Trying not to fall off my horse.

Yeeeee-haw!

Rincon de Lucy - we put some serious food away right here!
So this weekend we'll get the bus back to Bogota, where we've got a hostel booked to relax in for the day (I've already dubbed the room "Chamber of Tears") before heading to the airport for Lisa's evening flight. And so will end this part of our adventure together, and what can we say, it's been an incredible four and a half months. Lisa heads home for a Vancouver house-hunt, part of a few chores before she starts grad school at UBC in September. Bridesmaid duty for her friend Angela is another exciting highlight for her.

I'll be making the transition to travelling alone, and on that note I've got an exciting announcement. I've accepted a volunteer offer in Sucre, Bolivia, starting around the first of August. Sucre is nearly 6000 kilometers from Bogota, and because South American flights are insanely expensive, my next few weeks will be Man Vs. Bus.

Once I arrive in Sucre, I will join the volunteers at Condortrekkers, a non-profit group that guides multi-day hikes in the Andes. Because the guides are unpaid, the money from the hikes supports an orphanage and several childrens projects in Sucre. My time will be split between guiding treks and working with the kids - a perfect balance for me.

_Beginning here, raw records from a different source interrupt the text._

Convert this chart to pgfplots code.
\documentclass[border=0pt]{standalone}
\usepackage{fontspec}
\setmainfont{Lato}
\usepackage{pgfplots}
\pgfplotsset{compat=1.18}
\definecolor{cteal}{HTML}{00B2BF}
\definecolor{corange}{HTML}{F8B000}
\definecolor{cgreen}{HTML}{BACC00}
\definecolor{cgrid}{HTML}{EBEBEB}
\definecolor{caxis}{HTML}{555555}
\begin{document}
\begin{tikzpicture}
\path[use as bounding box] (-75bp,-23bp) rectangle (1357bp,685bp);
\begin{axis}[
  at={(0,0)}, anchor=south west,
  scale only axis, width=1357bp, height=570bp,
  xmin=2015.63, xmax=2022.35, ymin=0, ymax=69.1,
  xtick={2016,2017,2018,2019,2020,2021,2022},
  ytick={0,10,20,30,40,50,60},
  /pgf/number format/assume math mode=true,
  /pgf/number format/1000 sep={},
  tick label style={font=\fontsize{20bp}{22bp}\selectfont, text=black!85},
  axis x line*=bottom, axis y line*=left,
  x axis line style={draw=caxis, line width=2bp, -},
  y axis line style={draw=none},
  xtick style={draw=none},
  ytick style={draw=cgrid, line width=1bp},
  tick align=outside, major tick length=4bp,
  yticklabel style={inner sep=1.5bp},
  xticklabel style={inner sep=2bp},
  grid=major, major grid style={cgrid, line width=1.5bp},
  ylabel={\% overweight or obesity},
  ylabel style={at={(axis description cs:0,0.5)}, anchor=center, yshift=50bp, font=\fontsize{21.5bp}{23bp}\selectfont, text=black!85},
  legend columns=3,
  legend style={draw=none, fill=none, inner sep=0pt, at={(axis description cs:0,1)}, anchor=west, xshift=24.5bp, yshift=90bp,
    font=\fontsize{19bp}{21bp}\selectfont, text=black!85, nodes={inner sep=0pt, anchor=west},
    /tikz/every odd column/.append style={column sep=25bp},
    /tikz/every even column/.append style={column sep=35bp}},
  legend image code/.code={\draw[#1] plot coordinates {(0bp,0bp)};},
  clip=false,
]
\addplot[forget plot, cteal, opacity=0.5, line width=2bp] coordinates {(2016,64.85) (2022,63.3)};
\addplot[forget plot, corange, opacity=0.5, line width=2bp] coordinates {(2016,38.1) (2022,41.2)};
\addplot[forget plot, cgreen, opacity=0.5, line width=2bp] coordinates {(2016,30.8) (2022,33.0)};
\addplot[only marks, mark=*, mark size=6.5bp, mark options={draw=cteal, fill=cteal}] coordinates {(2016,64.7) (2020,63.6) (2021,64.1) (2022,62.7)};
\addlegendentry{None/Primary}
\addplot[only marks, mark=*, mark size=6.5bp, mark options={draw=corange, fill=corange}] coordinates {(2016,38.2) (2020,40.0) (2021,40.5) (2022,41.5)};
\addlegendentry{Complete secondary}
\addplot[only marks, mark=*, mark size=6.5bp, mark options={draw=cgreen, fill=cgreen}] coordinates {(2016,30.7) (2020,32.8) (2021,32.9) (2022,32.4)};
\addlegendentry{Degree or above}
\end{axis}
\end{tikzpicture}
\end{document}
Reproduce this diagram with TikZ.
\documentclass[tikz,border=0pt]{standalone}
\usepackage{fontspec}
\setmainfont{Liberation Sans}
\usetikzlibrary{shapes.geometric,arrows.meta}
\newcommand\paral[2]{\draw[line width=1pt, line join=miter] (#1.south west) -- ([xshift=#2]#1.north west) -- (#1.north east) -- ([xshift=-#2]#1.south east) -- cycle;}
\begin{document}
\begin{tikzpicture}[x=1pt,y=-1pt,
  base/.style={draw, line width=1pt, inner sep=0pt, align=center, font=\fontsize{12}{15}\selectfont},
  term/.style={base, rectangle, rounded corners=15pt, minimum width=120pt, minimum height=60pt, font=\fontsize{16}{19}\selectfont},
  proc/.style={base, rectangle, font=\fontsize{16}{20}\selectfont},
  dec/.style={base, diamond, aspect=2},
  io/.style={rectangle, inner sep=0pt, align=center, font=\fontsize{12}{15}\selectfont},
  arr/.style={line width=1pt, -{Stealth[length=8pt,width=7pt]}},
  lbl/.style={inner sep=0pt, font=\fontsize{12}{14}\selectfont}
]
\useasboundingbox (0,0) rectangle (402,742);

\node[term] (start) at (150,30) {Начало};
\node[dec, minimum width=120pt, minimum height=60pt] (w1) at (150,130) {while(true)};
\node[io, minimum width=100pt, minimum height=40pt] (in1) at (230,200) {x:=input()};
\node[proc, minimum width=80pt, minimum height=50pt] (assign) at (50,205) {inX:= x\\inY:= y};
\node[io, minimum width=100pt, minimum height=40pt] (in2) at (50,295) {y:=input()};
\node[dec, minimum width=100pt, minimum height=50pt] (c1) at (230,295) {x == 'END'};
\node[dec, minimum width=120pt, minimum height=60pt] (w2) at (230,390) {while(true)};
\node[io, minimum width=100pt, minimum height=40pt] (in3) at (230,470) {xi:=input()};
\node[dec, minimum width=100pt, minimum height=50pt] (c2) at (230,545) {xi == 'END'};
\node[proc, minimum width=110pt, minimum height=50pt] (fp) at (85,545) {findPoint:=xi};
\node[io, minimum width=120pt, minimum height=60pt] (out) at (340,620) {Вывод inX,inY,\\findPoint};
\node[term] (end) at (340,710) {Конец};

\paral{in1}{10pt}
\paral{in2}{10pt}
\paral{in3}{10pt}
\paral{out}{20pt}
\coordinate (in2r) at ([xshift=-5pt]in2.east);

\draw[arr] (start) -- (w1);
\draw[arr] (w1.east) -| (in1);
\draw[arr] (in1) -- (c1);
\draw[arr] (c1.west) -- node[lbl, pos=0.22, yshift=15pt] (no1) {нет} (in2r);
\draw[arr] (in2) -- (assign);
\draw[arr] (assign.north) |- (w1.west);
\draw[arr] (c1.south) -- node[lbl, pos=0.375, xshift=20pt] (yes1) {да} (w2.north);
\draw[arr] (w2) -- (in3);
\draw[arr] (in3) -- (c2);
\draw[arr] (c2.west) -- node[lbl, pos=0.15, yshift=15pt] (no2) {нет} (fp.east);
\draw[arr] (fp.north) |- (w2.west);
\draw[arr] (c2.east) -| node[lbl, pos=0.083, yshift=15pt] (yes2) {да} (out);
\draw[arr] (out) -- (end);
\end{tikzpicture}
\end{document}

I intend to keep up this blog, and under the same name (lisaandtornomore.com is a little depressing, no?), so feel free to keep reading, even though the exploits described will be lacking the cute, blonde-haired component that has made up half this blog so far.

Thanks for reading!

Love Torrance and Lisa

ps. (This is from Lisa) Thanks for reading my section of the blog so far! I´m sure Torrie´s continued blogging will be more brief but more hilarious (and likely slightly more obscene). Im looking forward to seeing so many of you so soon! Much love, Lisa.